Galería Egam. Villanueva, 29, Madrid. Del 1 al 25 de abril de 1992.

Pero, ¿qué significa acertar o errar cuando se habla de la primera exhibición de una artista de 24 años, con una historia por delante que razonablemente no se decanta sino por el transcurrir de cuando menos otros 20 años? Su obra está en situación seminal y con ella ha de dialogarse sobre unas bases de expectativa. Precisamente en eso de crear expectativas se define la obra de un artista joven, cuyos atisbos son los que nos interesan por encima de cualquier otra cosa.
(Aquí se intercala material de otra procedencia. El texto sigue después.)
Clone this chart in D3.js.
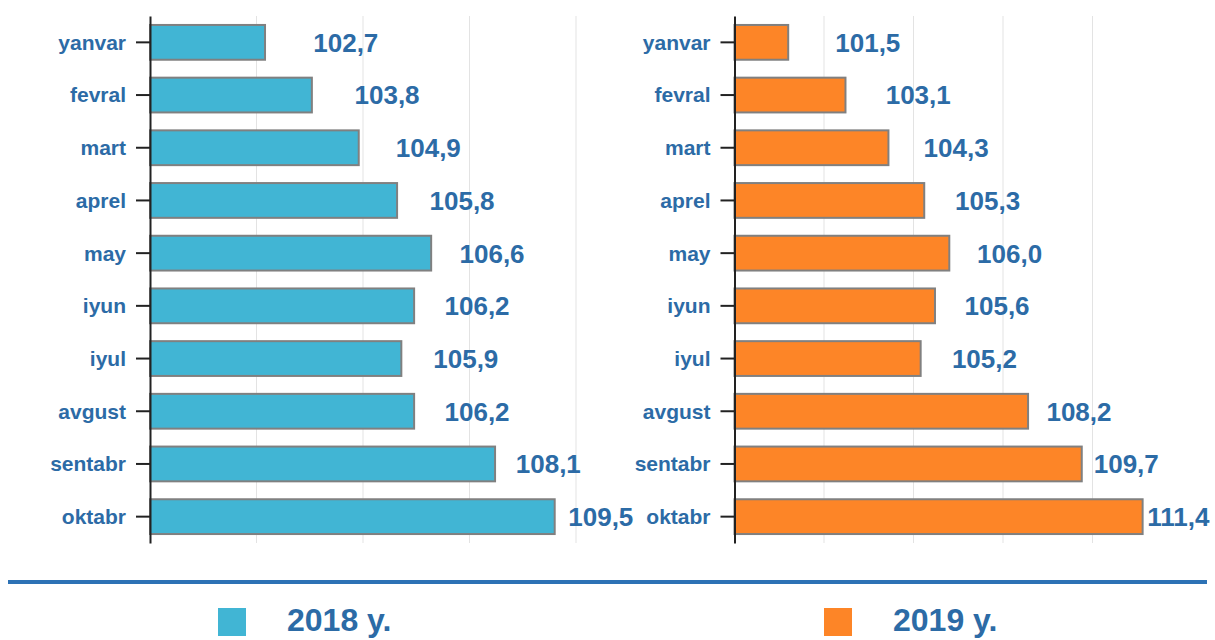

Sandra Rein, como toda buena artista que se precie, ha comenzado por comerse el mundo a siete bandas o de siete formas diferentes, y si eso no fuera, por definición, el modo de superabundante y alocada energía que caracteriza la obra de un joven que comienza, esta generosa dispersión podría constituir el error.Más allá, no obstante, de estas primeras impresiones de confusión, está la sustancia sensible o el talento en ciernes que vigorosamente se apunta: en el caso de Sandra Rein impresiona la sutileza de sus dibujos cosidos y pigmentados, así como su impresión negativa; más incluso que sus sueltas maneras de pintora desenfadada, y sobre todo todavía más que sus juegos con esculturas de madera. Porque, desde luego, junto a los detalles afiladamente punzantes de estos dibujos o junto a la bellísima piedra en forma de cabeza de pájaro, cuya artificiosa superficie parece intensa, donde la identidad de Sandra Rein resplandece, todos los demás episodios que despliega con abundancia resultan comparativamente prolijos. Esta primera exposición nos descubre una cálida y cierta promesa, que a nosotros, espectadores expectantes, nos gustaría que no dejara de afianzarse.